ABSTRACT

This chapter reviews the evolution of the global oil market from the midtwentieth century onwards, with emphasis on the stabilizing influence of the target price framework brokered by the United States and Saudi Arabia in the mid-1980s, whose continued viability has now been cast into doubt. Over the 19 years of its life, this framework was responsible for providing the world with a steady supply of oil at reasonable prices. Naval dominion in the Persian Gulf and alliance with its surrounding governments has been a bulwark of American strategy throughout this period, and it has provided a means to guarantee Europe, Asia, and the United States access to the extensive and reliable oil production in this region. Nevertheless, stability in the global oil market was gained at the cost of lingering political instability in the Gulf, an instability that has given rise to recurring regional wars and Great Power interventions to impose order.

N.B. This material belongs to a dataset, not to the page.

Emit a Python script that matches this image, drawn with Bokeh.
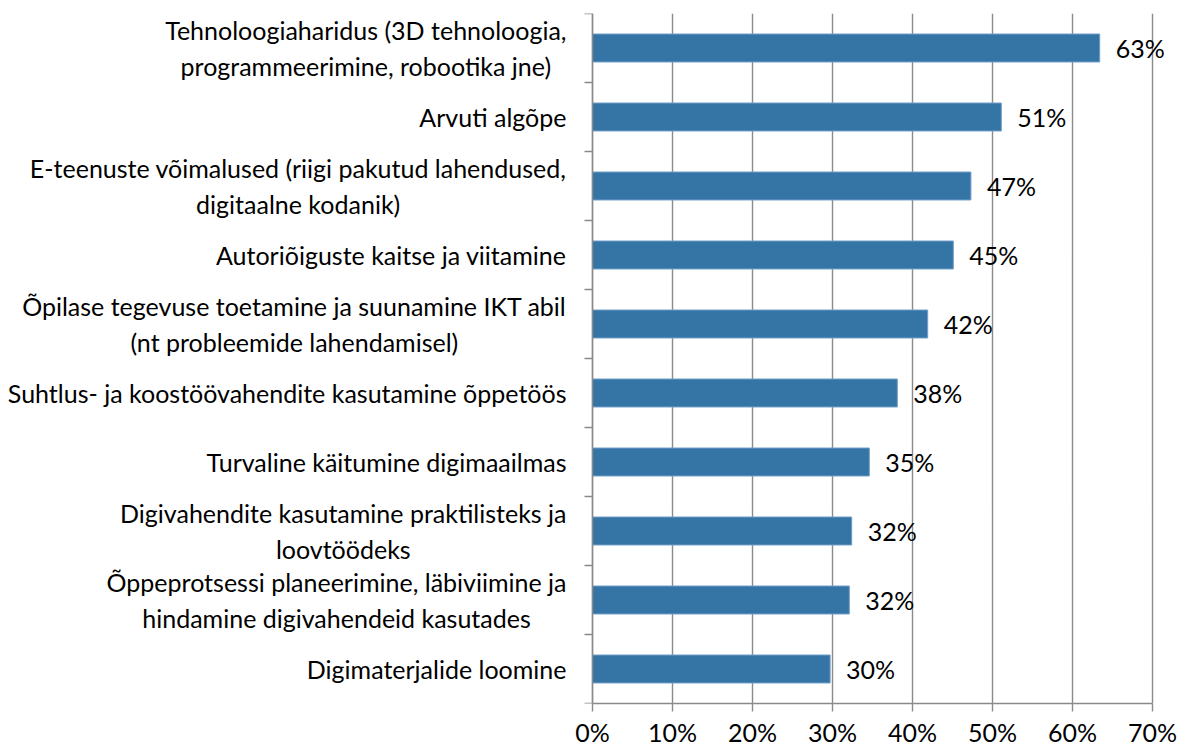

In the long run the interests of oil-producing and -consuming states alike require a policy framework that deters military appropriation of Gulf oil wealth, reduces the possibility of nuclear weapons use in the region, and addresses the intertwined nature of regional governance and the growth of terrorism directed against Gulf governments and the US. The American effort to create a democratic government in Iraq, which is ongoing as of this writing, has both illuminated and obscured a larger, more dangerous problem: the international consensus that has reliably produced a steady supply of oil at acceptable prices is itself becoming increasingly unstable.